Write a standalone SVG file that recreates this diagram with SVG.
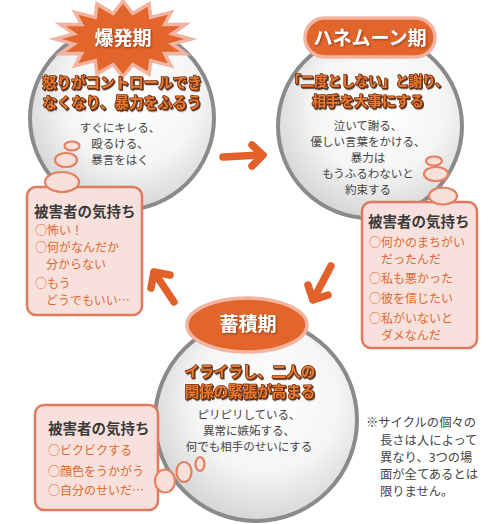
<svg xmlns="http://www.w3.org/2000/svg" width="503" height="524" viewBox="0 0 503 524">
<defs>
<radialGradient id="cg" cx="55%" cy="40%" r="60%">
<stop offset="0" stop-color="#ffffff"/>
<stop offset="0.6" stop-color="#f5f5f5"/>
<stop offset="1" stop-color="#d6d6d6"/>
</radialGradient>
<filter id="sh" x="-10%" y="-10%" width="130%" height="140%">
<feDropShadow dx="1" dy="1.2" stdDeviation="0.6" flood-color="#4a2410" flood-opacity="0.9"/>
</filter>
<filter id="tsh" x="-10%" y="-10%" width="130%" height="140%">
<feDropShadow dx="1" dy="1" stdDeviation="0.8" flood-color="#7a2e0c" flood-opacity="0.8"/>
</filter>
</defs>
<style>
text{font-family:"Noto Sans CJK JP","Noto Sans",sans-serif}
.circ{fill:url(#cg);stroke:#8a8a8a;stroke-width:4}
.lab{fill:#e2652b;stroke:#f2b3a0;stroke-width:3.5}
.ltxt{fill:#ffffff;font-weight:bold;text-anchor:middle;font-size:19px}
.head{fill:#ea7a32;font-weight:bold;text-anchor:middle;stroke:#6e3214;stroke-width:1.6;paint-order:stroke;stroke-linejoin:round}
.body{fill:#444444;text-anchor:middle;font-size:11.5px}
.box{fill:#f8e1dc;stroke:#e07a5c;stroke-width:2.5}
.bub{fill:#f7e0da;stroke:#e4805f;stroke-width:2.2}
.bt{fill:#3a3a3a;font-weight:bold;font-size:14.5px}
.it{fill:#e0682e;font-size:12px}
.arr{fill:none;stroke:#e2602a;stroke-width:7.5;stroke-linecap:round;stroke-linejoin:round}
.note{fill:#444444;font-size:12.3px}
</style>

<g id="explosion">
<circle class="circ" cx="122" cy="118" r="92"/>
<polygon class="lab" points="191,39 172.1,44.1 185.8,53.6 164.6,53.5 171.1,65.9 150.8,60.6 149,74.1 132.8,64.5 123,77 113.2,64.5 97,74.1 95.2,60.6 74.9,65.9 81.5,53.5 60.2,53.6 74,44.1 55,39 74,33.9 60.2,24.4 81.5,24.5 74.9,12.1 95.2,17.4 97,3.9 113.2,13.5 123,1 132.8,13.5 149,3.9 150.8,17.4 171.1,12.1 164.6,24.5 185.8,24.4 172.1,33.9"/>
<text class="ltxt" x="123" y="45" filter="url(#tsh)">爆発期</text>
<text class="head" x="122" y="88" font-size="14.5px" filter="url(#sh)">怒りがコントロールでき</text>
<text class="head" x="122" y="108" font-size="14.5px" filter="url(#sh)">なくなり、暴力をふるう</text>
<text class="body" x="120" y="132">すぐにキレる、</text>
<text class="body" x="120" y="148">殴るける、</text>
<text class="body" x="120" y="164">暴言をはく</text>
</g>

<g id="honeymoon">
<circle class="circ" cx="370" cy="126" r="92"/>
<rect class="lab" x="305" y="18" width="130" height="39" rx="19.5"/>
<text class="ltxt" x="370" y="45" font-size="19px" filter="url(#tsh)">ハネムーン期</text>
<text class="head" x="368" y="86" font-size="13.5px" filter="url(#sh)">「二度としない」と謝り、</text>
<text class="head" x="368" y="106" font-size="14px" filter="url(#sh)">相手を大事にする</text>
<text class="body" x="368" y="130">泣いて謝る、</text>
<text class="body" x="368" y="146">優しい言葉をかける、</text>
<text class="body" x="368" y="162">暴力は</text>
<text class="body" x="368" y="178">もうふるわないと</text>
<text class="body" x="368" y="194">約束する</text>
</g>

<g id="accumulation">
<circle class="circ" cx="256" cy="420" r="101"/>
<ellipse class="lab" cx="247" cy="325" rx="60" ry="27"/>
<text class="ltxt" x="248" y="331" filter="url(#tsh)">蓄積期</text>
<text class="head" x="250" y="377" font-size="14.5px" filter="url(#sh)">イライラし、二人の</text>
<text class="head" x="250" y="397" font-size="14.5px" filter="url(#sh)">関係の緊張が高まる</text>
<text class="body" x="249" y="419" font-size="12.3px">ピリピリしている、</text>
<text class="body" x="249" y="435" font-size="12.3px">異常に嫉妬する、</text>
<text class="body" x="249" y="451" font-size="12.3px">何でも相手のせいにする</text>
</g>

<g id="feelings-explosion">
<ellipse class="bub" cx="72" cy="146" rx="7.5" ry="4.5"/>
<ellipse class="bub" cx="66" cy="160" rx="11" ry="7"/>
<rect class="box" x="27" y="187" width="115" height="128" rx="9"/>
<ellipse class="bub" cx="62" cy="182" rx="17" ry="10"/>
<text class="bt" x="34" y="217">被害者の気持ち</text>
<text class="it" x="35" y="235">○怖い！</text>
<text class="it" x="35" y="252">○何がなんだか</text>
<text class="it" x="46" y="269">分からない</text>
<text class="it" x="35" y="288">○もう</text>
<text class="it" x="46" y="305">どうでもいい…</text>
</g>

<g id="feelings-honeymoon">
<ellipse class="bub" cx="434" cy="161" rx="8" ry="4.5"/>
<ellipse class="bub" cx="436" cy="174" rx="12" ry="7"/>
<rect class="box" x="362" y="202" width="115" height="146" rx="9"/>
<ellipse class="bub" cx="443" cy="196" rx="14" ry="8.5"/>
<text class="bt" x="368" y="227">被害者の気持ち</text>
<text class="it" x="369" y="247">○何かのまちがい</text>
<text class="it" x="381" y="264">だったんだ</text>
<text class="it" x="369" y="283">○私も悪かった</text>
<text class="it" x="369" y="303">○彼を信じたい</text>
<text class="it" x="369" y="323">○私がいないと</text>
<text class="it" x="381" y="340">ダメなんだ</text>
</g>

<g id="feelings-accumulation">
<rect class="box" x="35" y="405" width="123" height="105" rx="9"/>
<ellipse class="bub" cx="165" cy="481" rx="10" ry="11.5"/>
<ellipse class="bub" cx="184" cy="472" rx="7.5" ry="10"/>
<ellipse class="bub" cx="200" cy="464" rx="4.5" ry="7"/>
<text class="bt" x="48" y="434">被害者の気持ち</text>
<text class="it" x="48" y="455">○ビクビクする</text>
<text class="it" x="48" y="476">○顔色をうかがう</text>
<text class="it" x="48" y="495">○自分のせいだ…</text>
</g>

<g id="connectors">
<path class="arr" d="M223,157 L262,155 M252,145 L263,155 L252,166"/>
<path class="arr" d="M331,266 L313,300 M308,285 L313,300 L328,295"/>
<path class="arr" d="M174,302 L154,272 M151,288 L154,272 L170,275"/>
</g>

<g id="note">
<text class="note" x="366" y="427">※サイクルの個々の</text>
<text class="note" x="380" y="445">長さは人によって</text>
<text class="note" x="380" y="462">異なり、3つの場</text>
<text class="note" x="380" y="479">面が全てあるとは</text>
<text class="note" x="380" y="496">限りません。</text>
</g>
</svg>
----------
#### Direction:
Write out every line above exactly as it is, leaving out the pictures.

#### Solution below:
Write a standalone SVG file that recreates this diagram with SVG.
<svg xmlns="http://www.w3.org/2000/svg" width="503" height="524" viewBox="0 0 503 524">
<defs>
<radialGradient id="cg" cx="55%" cy="40%" r="60%">
<stop offset="0" stop-color="#ffffff"/>
<stop offset="0.6" stop-color="#f5f5f5"/>
<stop offset="1" stop-color="#d6d6d6"/>
</radialGradient>
<filter id="sh" x="-10%" y="-10%" width="130%" height="140%">
<feDropShadow dx="1" dy="1.2" stdDeviation="0.6" flood-color="#4a2410" flood-opacity="0.9"/>
</filter>
<filter id="tsh" x="-10%" y="-10%" width="130%" height="140%">
<feDropShadow dx="1" dy="1" stdDeviation="0.8" flood-color="#7a2e0c" flood-opacity="0.8"/>
</filter>
</defs>
<style>
text{font-family:"Noto Sans CJK JP","Noto Sans",sans-serif}
.circ{fill:url(#cg);stroke:#8a8a8a;stroke-width:4}
.lab{fill:#e2652b;stroke:#f2b3a0;stroke-width:3.5}
.ltxt{fill:#ffffff;font-weight:bold;text-anchor:middle;font-size:19px}
.head{fill:#ea7a32;font-weight:bold;text-anchor:middle;stroke:#6e3214;stroke-width:1.6;paint-order:stroke;stroke-linejoin:round}
.body{fill:#444444;text-anchor:middle;font-size:11.5px}
.box{fill:#f8e1dc;stroke:#e07a5c;stroke-width:2.5}
.bub{fill:#f7e0da;stroke:#e4805f;stroke-width:2.2}
.bt{fill:#3a3a3a;font-weight:bold;font-size:14.5px}
.it{fill:#e0682e;font-size:12px}
.arr{fill:none;stroke:#e2602a;stroke-width:7.5;stroke-linecap:round;stroke-linejoin:round}
.note{fill:#444444;font-size:12.3px}
</style>

<g id="explosion">
<circle class="circ" cx="122" cy="118" r="92"/>
<polygon class="lab" points="191,39 172.1,44.1 185.8,53.6 164.6,53.5 171.1,65.9 150.8,60.6 149,74.1 132.8,64.5 123,77 113.2,64.5 97,74.1 95.2,60.6 74.9,65.9 81.5,53.5 60.2,53.6 74,44.1 55,39 74,33.9 60.2,24.4 81.5,24.5 74.9,12.1 95.2,17.4 97,3.9 113.2,13.5 123,1 132.8,13.5 149,3.9 150.8,17.4 171.1,12.1 164.6,24.5 185.8,24.4 172.1,33.9"/>
<text class="ltxt" x="123" y="45" filter="url(#tsh)">爆発期</text>
<text class="head" x="122" y="88" font-size="14.5px" filter="url(#sh)">怒りがコントロールでき</text>
<text class="head" x="122" y="108" font-size="14.5px" filter="url(#sh)">なくなり、暴力をふるう</text>
<text class="body" x="120" y="132">すぐにキレる、</text>
<text class="body" x="120" y="148">殴るける、</text>
<text class="body" x="120" y="164">暴言をはく</text>
</g>

<g id="honeymoon">
<circle class="circ" cx="370" cy="126" r="92"/>
<rect class="lab" x="305" y="18" width="130" height="39" rx="19.5"/>
<text class="ltxt" x="370" y="45" font-size="19px" filter="url(#tsh)">ハネムーン期</text>
<text class="head" x="368" y="86" font-size="13.5px" filter="url(#sh)">「二度としない」と謝り、</text>
<text class="head" x="368" y="106" font-size="14px" filter="url(#sh)">相手を大事にする</text>
<text class="body" x="368" y="130">泣いて謝る、</text>
<text class="body" x="368" y="146">優しい言葉をかける、</text>
<text class="body" x="368" y="162">暴力は</text>
<text class="body" x="368" y="178">もうふるわないと</text>
<text class="body" x="368" y="194">約束する</text>
</g>

<g id="accumulation">
<circle class="circ" cx="256" cy="420" r="101"/>
<ellipse class="lab" cx="247" cy="325" rx="60" ry="27"/>
<text class="ltxt" x="248" y="331" filter="url(#tsh)">蓄積期</text>
<text class="head" x="250" y="377" font-size="14.5px" filter="url(#sh)">イライラし、二人の</text>
<text class="head" x="250" y="397" font-size="14.5px" filter="url(#sh)">関係の緊張が高まる</text>
<text class="body" x="249" y="419" font-size="12.3px">ピリピリしている、</text>
<text class="body" x="249" y="435" font-size="12.3px">異常に嫉妬する、</text>
<text class="body" x="249" y="451" font-size="12.3px">何でも相手のせいにする</text>
</g>

<g id="feelings-explosion">
<ellipse class="bub" cx="72" cy="146" rx="7.5" ry="4.5"/>
<ellipse class="bub" cx="66" cy="160" rx="11" ry="7"/>
<rect class="box" x="27" y="187" width="115" height="128" rx="9"/>
<ellipse class="bub" cx="62" cy="182" rx="17" ry="10"/>
<text class="bt" x="34" y="217">被害者の気持ち</text>
<text class="it" x="35" y="235">○怖い！</text>
<text class="it" x="35" y="252">○何がなんだか</text>
<text class="it" x="46" y="269">分からない</text>
<text class="it" x="35" y="288">○もう</text>
<text class="it" x="46" y="305">どうでもいい…</text>
</g>

<g id="feelings-honeymoon">
<ellipse class="bub" cx="434" cy="161" rx="8" ry="4.5"/>
<ellipse class="bub" cx="436" cy="174" rx="12" ry="7"/>
<rect class="box" x="362" y="202" width="115" height="146" rx="9"/>
<ellipse class="bub" cx="443" cy="196" rx="14" ry="8.5"/>
<text class="bt" x="368" y="227">被害者の気持ち</text>
<text class="it" x="369" y="247">○何かのまちがい</text>
<text class="it" x="381" y="264">だったんだ</text>
<text class="it" x="369" y="283">○私も悪かった</text>
<text class="it" x="369" y="303">○彼を信じたい</text>
<text class="it" x="369" y="323">○私がいないと</text>
<text class="it" x="381" y="340">ダメなんだ</text>
</g>

<g id="feelings-accumulation">
<rect class="box" x="35" y="405" width="123" height="105" rx="9"/>
<ellipse class="bub" cx="165" cy="481" rx="10" ry="11.5"/>
<ellipse class="bub" cx="184" cy="472" rx="7.5" ry="10"/>
<ellipse class="bub" cx="200" cy="464" rx="4.5" ry="7"/>
<text class="bt" x="48" y="434">被害者の気持ち</text>
<text class="it" x="48" y="455">○ビクビクする</text>
<text class="it" x="48" y="476">○顔色をうかがう</text>
<text class="it" x="48" y="495">○自分のせいだ…</text>
</g>

<g id="connectors">
<path class="arr" d="M223,157 L262,155 M252,145 L263,155 L252,166"/>
<path class="arr" d="M331,266 L313,300 M308,285 L313,300 L328,295"/>
<path class="arr" d="M174,302 L154,272 M151,288 L154,272 L170,275"/>
</g>

<g id="note">
<text class="note" x="366" y="427">※サイクルの個々の</text>
<text class="note" x="380" y="445">長さは人によって</text>
<text class="note" x="380" y="462">異なり、3つの場</text>
<text class="note" x="380" y="479">面が全てあるとは</text>
<text class="note" x="380" y="496">限りません。</text>
</g>
</svg>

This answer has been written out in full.